# Problem
Exactly as written, quote every line that follows, skipping the images.

# Given material
◆ ◆ ◆ ◆ ◆
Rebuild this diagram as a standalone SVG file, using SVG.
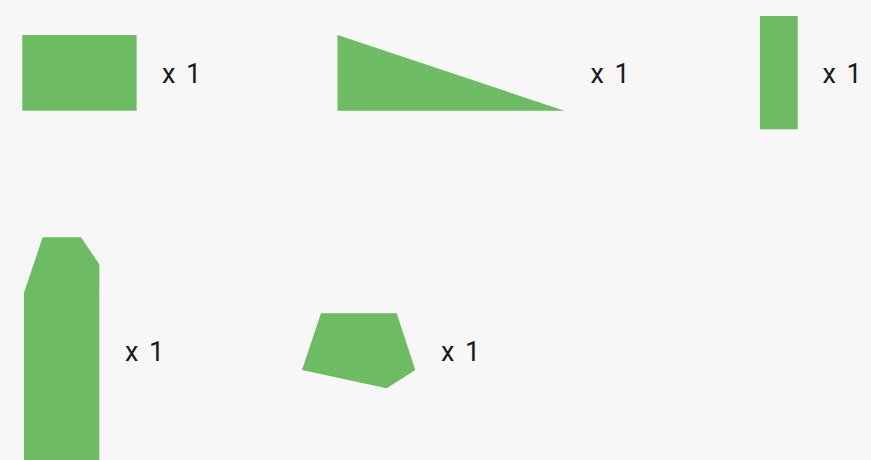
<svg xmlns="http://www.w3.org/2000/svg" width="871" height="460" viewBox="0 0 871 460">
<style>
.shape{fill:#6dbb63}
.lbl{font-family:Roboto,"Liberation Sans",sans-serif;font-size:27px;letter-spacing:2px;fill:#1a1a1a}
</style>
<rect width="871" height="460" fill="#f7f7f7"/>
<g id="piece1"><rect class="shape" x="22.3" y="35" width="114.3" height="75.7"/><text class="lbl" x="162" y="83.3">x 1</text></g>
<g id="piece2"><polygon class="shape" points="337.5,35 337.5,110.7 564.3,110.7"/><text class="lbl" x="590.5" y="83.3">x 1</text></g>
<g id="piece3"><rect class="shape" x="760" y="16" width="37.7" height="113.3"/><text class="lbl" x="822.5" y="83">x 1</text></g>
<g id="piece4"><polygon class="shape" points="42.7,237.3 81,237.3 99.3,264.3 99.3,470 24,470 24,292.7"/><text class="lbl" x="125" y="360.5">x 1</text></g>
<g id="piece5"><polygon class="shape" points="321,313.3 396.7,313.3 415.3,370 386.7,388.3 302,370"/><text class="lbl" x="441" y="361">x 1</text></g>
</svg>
◆ ◆ ◆ ◆ ◆
# Exercise solution
Rebuild this diagram as a standalone SVG file, using SVG.
<svg xmlns="http://www.w3.org/2000/svg" width="871" height="460" viewBox="0 0 871 460">
<style>
.shape{fill:#6dbb63}
.lbl{font-family:Roboto,"Liberation Sans",sans-serif;font-size:27px;letter-spacing:2px;fill:#1a1a1a}
</style>
<rect width="871" height="460" fill="#f7f7f7"/>
<g id="piece1"><rect class="shape" x="22.3" y="35" width="114.3" height="75.7"/><text class="lbl" x="162" y="83.3">x 1</text></g>
<g id="piece2"><polygon class="shape" points="337.5,35 337.5,110.7 564.3,110.7"/><text class="lbl" x="590.5" y="83.3">x 1</text></g>
<g id="piece3"><rect class="shape" x="760" y="16" width="37.7" height="113.3"/><text class="lbl" x="822.5" y="83">x 1</text></g>
<g id="piece4"><polygon class="shape" points="42.7,237.3 81,237.3 99.3,264.3 99.3,470 24,470 24,292.7"/><text class="lbl" x="125" y="360.5">x 1</text></g>
<g id="piece5"><polygon class="shape" points="321,313.3 396.7,313.3 415.3,370 386.7,388.3 302,370"/><text class="lbl" x="441" y="361">x 1</text></g>
</svg>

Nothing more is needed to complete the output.